# Objective:
Retype each record below word for word. Leave the pictures out.

(Dataset items)
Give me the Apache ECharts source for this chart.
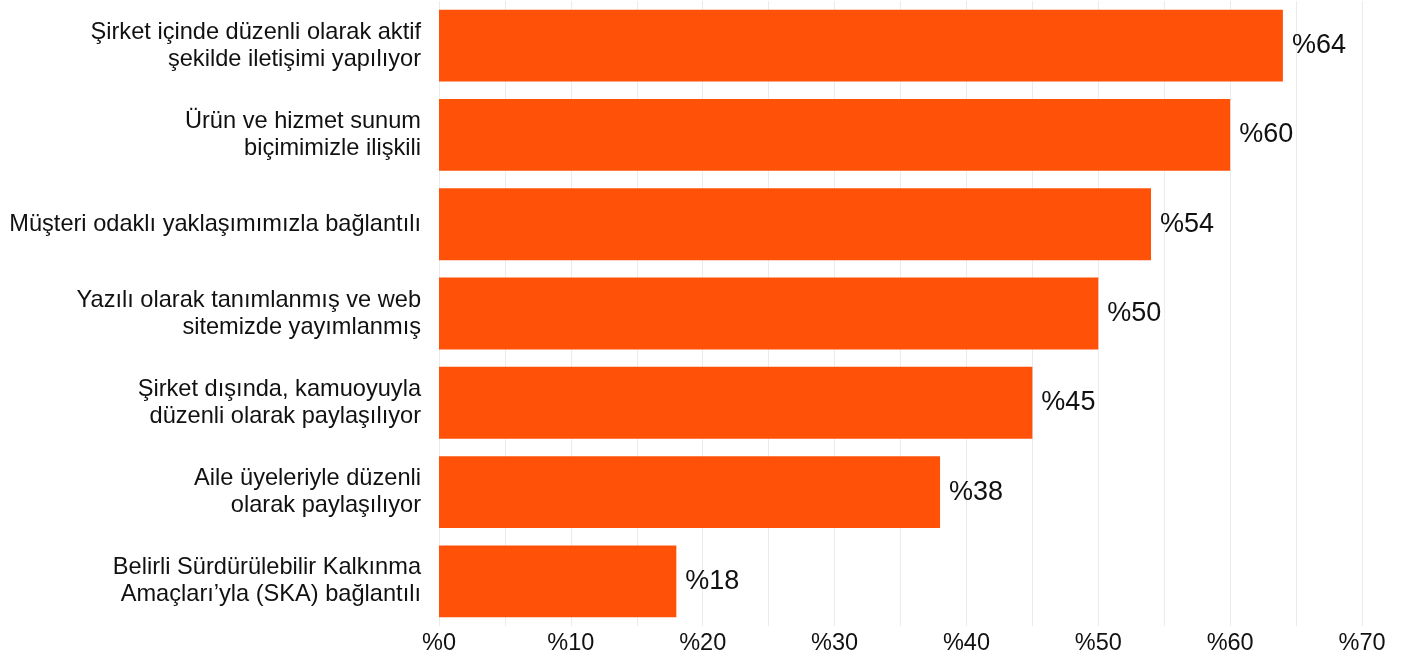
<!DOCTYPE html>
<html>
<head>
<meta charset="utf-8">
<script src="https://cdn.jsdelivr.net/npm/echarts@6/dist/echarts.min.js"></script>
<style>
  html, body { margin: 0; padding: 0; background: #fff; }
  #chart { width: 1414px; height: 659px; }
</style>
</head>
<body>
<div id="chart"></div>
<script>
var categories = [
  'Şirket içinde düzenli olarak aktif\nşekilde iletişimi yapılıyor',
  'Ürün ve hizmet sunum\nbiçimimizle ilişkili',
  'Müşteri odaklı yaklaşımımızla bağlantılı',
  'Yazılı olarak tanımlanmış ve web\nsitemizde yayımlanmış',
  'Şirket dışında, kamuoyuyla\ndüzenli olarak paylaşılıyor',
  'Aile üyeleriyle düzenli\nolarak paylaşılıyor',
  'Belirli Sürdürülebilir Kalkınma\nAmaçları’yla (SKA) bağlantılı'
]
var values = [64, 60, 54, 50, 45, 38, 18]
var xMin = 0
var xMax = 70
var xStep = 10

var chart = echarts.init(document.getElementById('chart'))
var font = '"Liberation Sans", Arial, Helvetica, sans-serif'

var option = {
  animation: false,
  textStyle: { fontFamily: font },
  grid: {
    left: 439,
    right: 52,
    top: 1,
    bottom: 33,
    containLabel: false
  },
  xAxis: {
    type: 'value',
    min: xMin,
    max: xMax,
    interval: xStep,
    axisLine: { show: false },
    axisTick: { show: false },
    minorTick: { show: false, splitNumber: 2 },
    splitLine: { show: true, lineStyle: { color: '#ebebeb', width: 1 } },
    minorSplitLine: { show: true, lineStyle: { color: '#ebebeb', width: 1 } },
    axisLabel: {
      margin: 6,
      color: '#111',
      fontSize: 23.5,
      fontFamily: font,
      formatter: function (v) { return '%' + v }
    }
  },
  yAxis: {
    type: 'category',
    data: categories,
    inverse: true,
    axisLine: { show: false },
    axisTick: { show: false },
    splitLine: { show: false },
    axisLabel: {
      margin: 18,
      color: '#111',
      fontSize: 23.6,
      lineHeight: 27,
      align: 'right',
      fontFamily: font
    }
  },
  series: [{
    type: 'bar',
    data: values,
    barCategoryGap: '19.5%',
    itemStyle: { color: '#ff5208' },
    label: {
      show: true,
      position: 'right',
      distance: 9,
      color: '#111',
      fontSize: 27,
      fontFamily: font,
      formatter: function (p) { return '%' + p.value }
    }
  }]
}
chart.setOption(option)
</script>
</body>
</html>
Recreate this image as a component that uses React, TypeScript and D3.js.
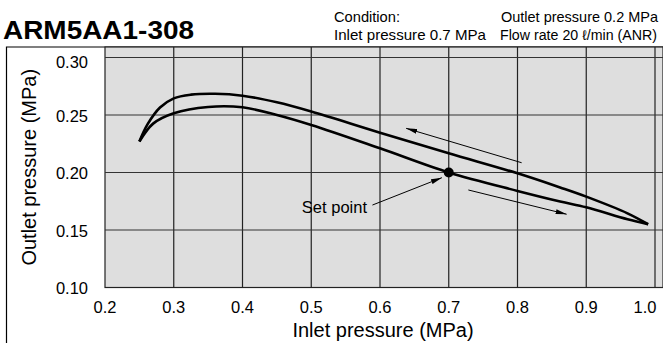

# Exercise answer:
Give me the Apache ECharts source for this chart.
<!DOCTYPE html>
<html>
<head>
<meta charset="utf-8">
<script src="https://cdn.jsdelivr.net/npm/echarts@6/dist/echarts.min.js"></script>
<style>
  html, body { margin: 0; padding: 0; background: #fff; }
  #chart { width: 1414px; height: 659px; }
</style>
</head>
<body>
<div id="chart"></div>
<script>
var categories = [
  'Şirket içinde düzenli olarak aktif\nşekilde iletişimi yapılıyor',
  'Ürün ve hizmet sunum\nbiçimimizle ilişkili',
  'Müşteri odaklı yaklaşımımızla bağlantılı',
  'Yazılı olarak tanımlanmış ve web\nsitemizde yayımlanmış',
  'Şirket dışında, kamuoyuyla\ndüzenli olarak paylaşılıyor',
  'Aile üyeleriyle düzenli\nolarak paylaşılıyor',
  'Belirli Sürdürülebilir Kalkınma\nAmaçları’yla (SKA) bağlantılı'
]
var values = [64, 60, 54, 50, 45, 38, 18]
var xMin = 0
var xMax = 70
var xStep = 10

var chart = echarts.init(document.getElementById('chart'))
var font = '"Liberation Sans", Arial, Helvetica, sans-serif'

var option = {
  animation: false,
  textStyle: { fontFamily: font },
  grid: {
    left: 439,
    right: 52,
    top: 1,
    bottom: 33,
    containLabel: false
  },
  xAxis: {
    type: 'value',
    min: xMin,
    max: xMax,
    interval: xStep,
    axisLine: { show: false },
    axisTick: { show: false },
    minorTick: { show: false, splitNumber: 2 },
    splitLine: { show: true, lineStyle: { color: '#ebebeb', width: 1 } },
    minorSplitLine: { show: true, lineStyle: { color: '#ebebeb', width: 1 } },
    axisLabel: {
      margin: 6,
      color: '#111',
      fontSize: 23.5,
      fontFamily: font,
      formatter: function (v) { return '%' + v }
    }
  },
  yAxis: {
    type: 'category',
    data: categories,
    inverse: true,
    axisLine: { show: false },
    axisTick: { show: false },
    splitLine: { show: false },
    axisLabel: {
      margin: 18,
      color: '#111',
      fontSize: 23.6,
      lineHeight: 27,
      align: 'right',
      fontFamily: font
    }
  },
  series: [{
    type: 'bar',
    data: values,
    barCategoryGap: '19.5%',
    itemStyle: { color: '#ff5208' },
    label: {
      show: true,
      position: 'right',
      distance: 9,
      color: '#111',
      fontSize: 27,
      fontFamily: font,
      formatter: function (p) { return '%' + p.value }
    }
  }]
}
chart.setOption(option)
</script>
</body>
</html>
Recreate this image as a component that uses React, TypeScript and D3.js.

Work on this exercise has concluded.